Give a verbatim copy of the lines below, minus the pictures.

***** RECORDS SHOWN *****

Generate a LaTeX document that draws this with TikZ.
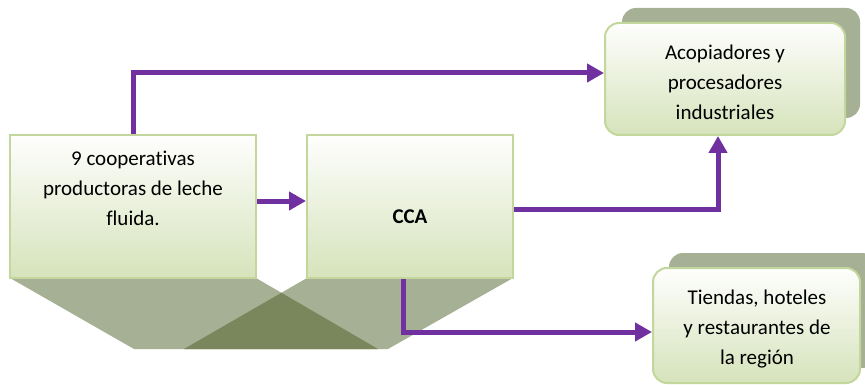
\documentclass[tikz,border=0pt]{standalone}
\usepackage{fontspec}
\setmainfont{Carlito}[Ligatures={NoCommon,NoRequired,NoContextual}]
\usetikzlibrary{arrows.meta,calc}
\definecolor{flowpurple}{HTML}{7030A0}
\definecolor{boxborder}{HTML}{C3D69B}
\definecolor{boxtop}{HTML}{FEFEFD}
\definecolor{boxbottom}{HTML}{D6E3BB}
\definecolor{shadowgreen}{HTML}{A5B094}
\definecolor{darkgreen}{HTML}{7A875C}
\tikzset{
  greenbox/.style={draw=boxborder, line width=2pt, top color=boxtop, bottom color=boxbottom, inner sep=0pt},
  roundbox/.style={greenbox, rounded corners=14pt},
  shadowbox/.style={fill=shadowgreen, draw=none, rounded corners=14pt, inner sep=0pt},
  boxtext/.style={align=center, font=\fontsize{21}{30}\selectfont, inner sep=0pt},
  flow/.style={draw=flowpurple, line width=5pt, -{Triangle[length=17pt,width=18pt]}}
}
\begin{document}
\begin{tikzpicture}[x=1pt,y=-1pt]
\useasboundingbox (0,0) rectangle (865,385);
% base trapezoids
\coordinate (la) at (10,278); \coordinate (lb) at (256,278);
\coordinate (lc) at (378,349); \coordinate (ld) at (134,349);
\coordinate (ra) at (307,278); \coordinate (rb) at (513,278);
\coordinate (rc) at (388,349); \coordinate (rd) at (184,349);
\fill[shadowgreen] (la) -- (lb) -- (lc) -- (ld) -- cycle;
\fill[shadowgreen] (ra) -- (rb) -- (rc) -- (rd) -- cycle;
\coordinate (apex) at (intersection of lb--lc and ra--rd);
\fill[darkgreen] (apex) -- (lc) -- (rd) -- cycle;
% shadows
\node[shadowbox, minimum width=238pt, minimum height=110pt] (sh3) at (741,63) {};
\node[shadowbox, minimum width=207pt, minimum height=115pt] (sh4) at (772.5,310.5) {};
% boxes
\node[greenbox, minimum width=246pt, minimum height=143pt] (box1) at (133,206.5) {};
\node[boxtext] (t1) at (133,188.5) {9 cooperativas\\productoras de leche\\fluida.};
\node[greenbox, minimum width=206pt, minimum height=143pt] (box2) at (410,206.5) {};
\node[boxtext, font=\fontsize{21}{30}\selectfont\bfseries] (t2) at (410,217) {CCA};
\node[roundbox, minimum width=240pt, minimum height=112pt] (box3) at (725,79) {};
\node[boxtext] (t3) at (725,82) {Acopiadores y\\procesadores\\industriales};
\node[roundbox, minimum width=207pt, minimum height=115pt] (box4) at (756.5,325.5) {};
\node[boxtext] (t4) at (757,329) {Tiendas, hoteles\\y restaurantes de\\la región};
% connectors
\draw[flow] (box1.north) |- ([yshift=6pt]box3.west);
\draw[flow] ([yshift=5.5pt]box1.east) -- ([yshift=5.5pt]box2.west);
\draw[flow] ([yshift=-2.5pt]box2.east) -| ([xshift=-7pt]box3.south);
\draw[flow] ([xshift=-7pt]box2.south) |- ([yshift=-6.5pt]box4.west);
\end{tikzpicture}
\end{document}
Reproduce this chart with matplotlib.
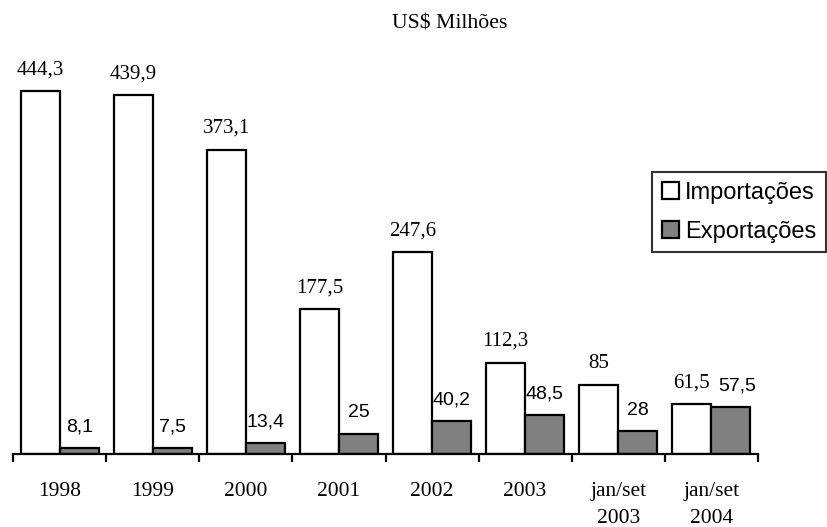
import matplotlib
matplotlib.use("Agg")
import matplotlib.pyplot as plt
import numpy as np
from matplotlib.patches import Patch
from matplotlib.ticker import FixedLocator

categories = ["1998", "1999", "2000", "2001", "2002", "2003", "jan/set\n2003", "jan/set\n2004"]
importacoes = [444.3, 439.9, 373.1, 177.5, 247.6, 112.3, 85, 61.5]
exportacoes = [8.1, 7.5, 13.4, 25, 40.2, 48.5, 28, 57.5]
series_names = ["Importações", "Exportações"]
title = "US$ Milhões"

def fmt(v):
    s = ("%g" % v).replace(".", ",")
    return s

SERIF = "Liberation Serif"
SANS = "Liberation Sans"

fig = plt.figure(figsize=(8.28, 5.27), dpi=100)
W, H = 828, 527
left, right = 13.3 / W, 757.7 / W
bottom = (H - 454.3) / H
top = (H - 46.0) / H
ax = fig.add_axes([left, bottom, right - left, top - bottom])

x = np.arange(len(categories))
bw = 0.42
lw = 1.6
b1 = ax.bar(x - bw / 2, importacoes, bw, color="white", edgecolor="black", linewidth=lw, zorder=2)
b2 = ax.bar(x + bw / 2, exportacoes, bw, color="#808080", edgecolor="black", linewidth=lw, zorder=2)

ax.set_xlim(-0.5, len(categories) - 0.5)
ax.set_ylim(0, 500)

for xi, v in zip(x, importacoes):
    ax.annotate(fmt(v), (xi - bw / 2, v), xytext=(0, 12), textcoords="offset points",
                ha="center", va="baseline", fontsize=15, family=SERIF)
for i, (xi, v) in enumerate(zip(x, exportacoes)):
    dx = 5 if i == len(categories) - 1 else 0
    ax.annotate(fmt(v), (xi + bw / 2, v), xytext=(dx, 12), textcoords="offset points",
                ha="center", va="baseline", fontsize=14, family=SANS)

for s in ["left", "right", "top"]:
    ax.spines[s].set_visible(False)
ax.spines["bottom"].set_linewidth(1.6)
ax.set_yticks([])
ax.set_xticks(x)
ax.set_xticklabels(categories, fontsize=15.5, family=SERIF, linespacing=1.55)
ax.tick_params(axis="x", which="major", length=0, pad=20)
ax.xaxis.set_minor_locator(FixedLocator(np.arange(-0.5, len(categories), 1.0)))
ax.tick_params(axis="x", which="minor", length=6, width=1.6, direction="out")

fig.text(450 / W, (H - 28.3) / H, title, ha="center", va="baseline", fontsize=15.7, family=SERIF)

handles = [Patch(facecolor="white", edgecolor="black", linewidth=1.6),
           Patch(facecolor="#808080", edgecolor="black", linewidth=1.6)]
leg = fig.legend(handles, series_names, loc="upper left",
                 bbox_to_anchor=(652.3 / W, (H - 172.3) / H), borderaxespad=0,
                 prop={"family": SANS, "size": 17}, frameon=True, fancybox=False,
                 edgecolor="black", handlelength=0.75, handleheight=0.75,
                 handletextpad=0.25, labelspacing=0.72, borderpad=0.4)
leg.get_frame().set_linewidth(1.5)

fig.savefig("out.png", dpi=100)
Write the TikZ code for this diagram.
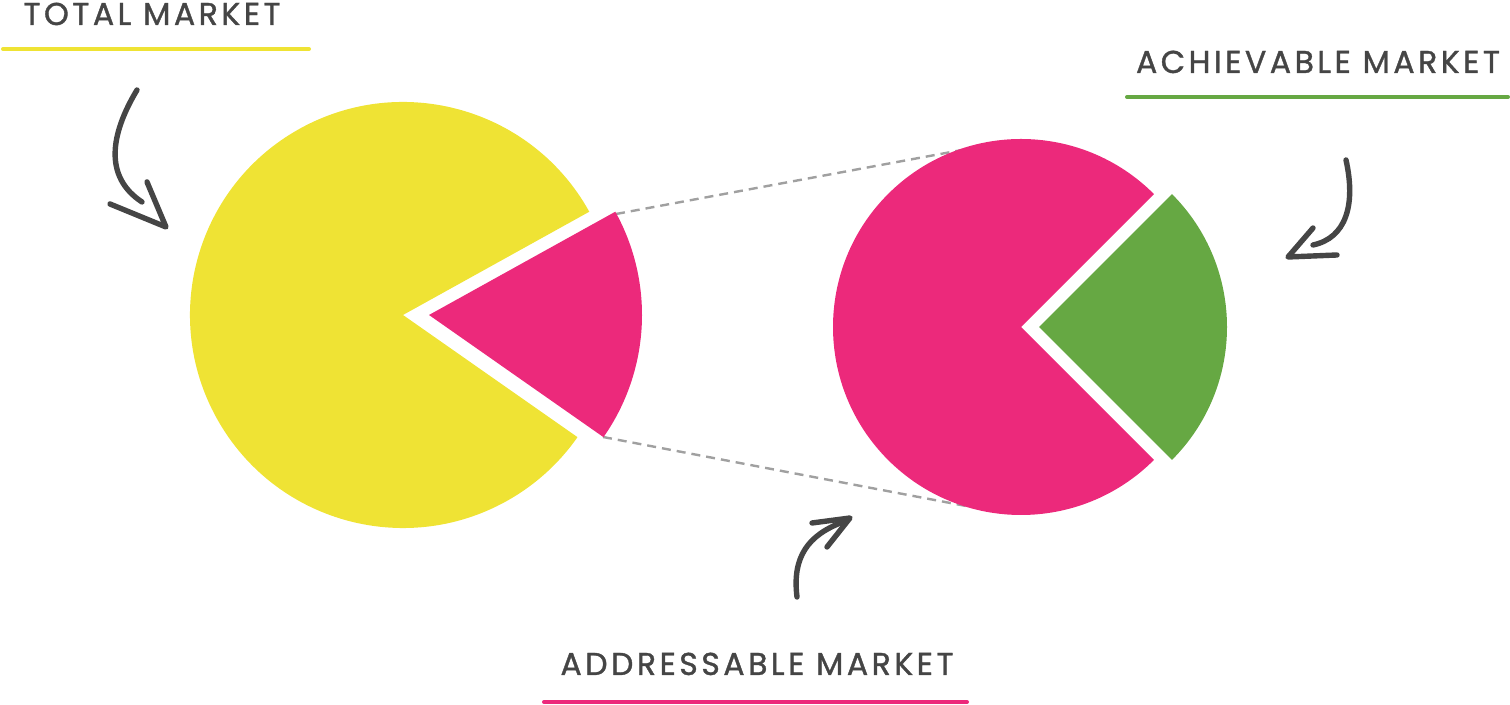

*****

• _RESPONSE TO THE EXERCISE_
Generate a LaTeX document that draws this with TikZ.
\documentclass[tikz,border=0pt]{standalone}
\usepackage{fontspec}
\setmainfont{Carlito}[Ligatures={NoCommon,NoRequired,NoContextual}]
\usetikzlibrary{arrows.meta,calc}
\definecolor{flowpurple}{HTML}{7030A0}
\definecolor{boxborder}{HTML}{C3D69B}
\definecolor{boxtop}{HTML}{FEFEFD}
\definecolor{boxbottom}{HTML}{D6E3BB}
\definecolor{shadowgreen}{HTML}{A5B094}
\definecolor{darkgreen}{HTML}{7A875C}
\tikzset{
  greenbox/.style={draw=boxborder, line width=2pt, top color=boxtop, bottom color=boxbottom, inner sep=0pt},
  roundbox/.style={greenbox, rounded corners=14pt},
  shadowbox/.style={fill=shadowgreen, draw=none, rounded corners=14pt, inner sep=0pt},
  boxtext/.style={align=center, font=\fontsize{21}{30}\selectfont, inner sep=0pt},
  flow/.style={draw=flowpurple, line width=5pt, -{Triangle[length=17pt,width=18pt]}}
}
\begin{document}
\begin{tikzpicture}[x=1pt,y=-1pt]
\useasboundingbox (0,0) rectangle (865,385);
% base trapezoids
\coordinate (la) at (10,278); \coordinate (lb) at (256,278);
\coordinate (lc) at (378,349); \coordinate (ld) at (134,349);
\coordinate (ra) at (307,278); \coordinate (rb) at (513,278);
\coordinate (rc) at (388,349); \coordinate (rd) at (184,349);
\fill[shadowgreen] (la) -- (lb) -- (lc) -- (ld) -- cycle;
\fill[shadowgreen] (ra) -- (rb) -- (rc) -- (rd) -- cycle;
\coordinate (apex) at (intersection of lb--lc and ra--rd);
\fill[darkgreen] (apex) -- (lc) -- (rd) -- cycle;
% shadows
\node[shadowbox, minimum width=238pt, minimum height=110pt] (sh3) at (741,63) {};
\node[shadowbox, minimum width=207pt, minimum height=115pt] (sh4) at (772.5,310.5) {};
% boxes
\node[greenbox, minimum width=246pt, minimum height=143pt] (box1) at (133,206.5) {};
\node[boxtext] (t1) at (133,188.5) {9 cooperativas\\productoras de leche\\fluida.};
\node[greenbox, minimum width=206pt, minimum height=143pt] (box2) at (410,206.5) {};
\node[boxtext, font=\fontsize{21}{30}\selectfont\bfseries] (t2) at (410,217) {CCA};
\node[roundbox, minimum width=240pt, minimum height=112pt] (box3) at (725,79) {};
\node[boxtext] (t3) at (725,82) {Acopiadores y\\procesadores\\industriales};
\node[roundbox, minimum width=207pt, minimum height=115pt] (box4) at (756.5,325.5) {};
\node[boxtext] (t4) at (757,329) {Tiendas, hoteles\\y restaurantes de\\la región};
% connectors
\draw[flow] (box1.north) |- ([yshift=6pt]box3.west);
\draw[flow] ([yshift=5.5pt]box1.east) -- ([yshift=5.5pt]box2.west);
\draw[flow] ([yshift=-2.5pt]box2.east) -| ([xshift=-7pt]box3.south);
\draw[flow] ([xshift=-7pt]box2.south) |- ([yshift=-6.5pt]box4.west);
\end{tikzpicture}
\end{document}
Reproduce this chart with matplotlib.
import matplotlib
matplotlib.use("Agg")
import matplotlib.pyplot as plt
import numpy as np
from matplotlib.patches import Patch
from matplotlib.ticker import FixedLocator

categories = ["1998", "1999", "2000", "2001", "2002", "2003", "jan/set\n2003", "jan/set\n2004"]
importacoes = [444.3, 439.9, 373.1, 177.5, 247.6, 112.3, 85, 61.5]
exportacoes = [8.1, 7.5, 13.4, 25, 40.2, 48.5, 28, 57.5]
series_names = ["Importações", "Exportações"]
title = "US$ Milhões"

def fmt(v):
    s = ("%g" % v).replace(".", ",")
    return s

SERIF = "Liberation Serif"
SANS = "Liberation Sans"

fig = plt.figure(figsize=(8.28, 5.27), dpi=100)
W, H = 828, 527
left, right = 13.3 / W, 757.7 / W
bottom = (H - 454.3) / H
top = (H - 46.0) / H
ax = fig.add_axes([left, bottom, right - left, top - bottom])

x = np.arange(len(categories))
bw = 0.42
lw = 1.6
b1 = ax.bar(x - bw / 2, importacoes, bw, color="white", edgecolor="black", linewidth=lw, zorder=2)
b2 = ax.bar(x + bw / 2, exportacoes, bw, color="#808080", edgecolor="black", linewidth=lw, zorder=2)

ax.set_xlim(-0.5, len(categories) - 0.5)
ax.set_ylim(0, 500)

for xi, v in zip(x, importacoes):
    ax.annotate(fmt(v), (xi - bw / 2, v), xytext=(0, 12), textcoords="offset points",
                ha="center", va="baseline", fontsize=15, family=SERIF)
for i, (xi, v) in enumerate(zip(x, exportacoes)):
    dx = 5 if i == len(categories) - 1 else 0
    ax.annotate(fmt(v), (xi + bw / 2, v), xytext=(dx, 12), textcoords="offset points",
                ha="center", va="baseline", fontsize=14, family=SANS)

for s in ["left", "right", "top"]:
    ax.spines[s].set_visible(False)
ax.spines["bottom"].set_linewidth(1.6)
ax.set_yticks([])
ax.set_xticks(x)
ax.set_xticklabels(categories, fontsize=15.5, family=SERIF, linespacing=1.55)
ax.tick_params(axis="x", which="major", length=0, pad=20)
ax.xaxis.set_minor_locator(FixedLocator(np.arange(-0.5, len(categories), 1.0)))
ax.tick_params(axis="x", which="minor", length=6, width=1.6, direction="out")

fig.text(450 / W, (H - 28.3) / H, title, ha="center", va="baseline", fontsize=15.7, family=SERIF)

handles = [Patch(facecolor="white", edgecolor="black", linewidth=1.6),
           Patch(facecolor="#808080", edgecolor="black", linewidth=1.6)]
leg = fig.legend(handles, series_names, loc="upper left",
                 bbox_to_anchor=(652.3 / W, (H - 172.3) / H), borderaxespad=0,
                 prop={"family": SANS, "size": 17}, frameon=True, fancybox=False,
                 edgecolor="black", handlelength=0.75, handleheight=0.75,
                 handletextpad=0.25, labelspacing=0.72, borderpad=0.4)
leg.get_frame().set_linewidth(1.5)

fig.savefig("out.png", dpi=100)
Write the TikZ code for this diagram.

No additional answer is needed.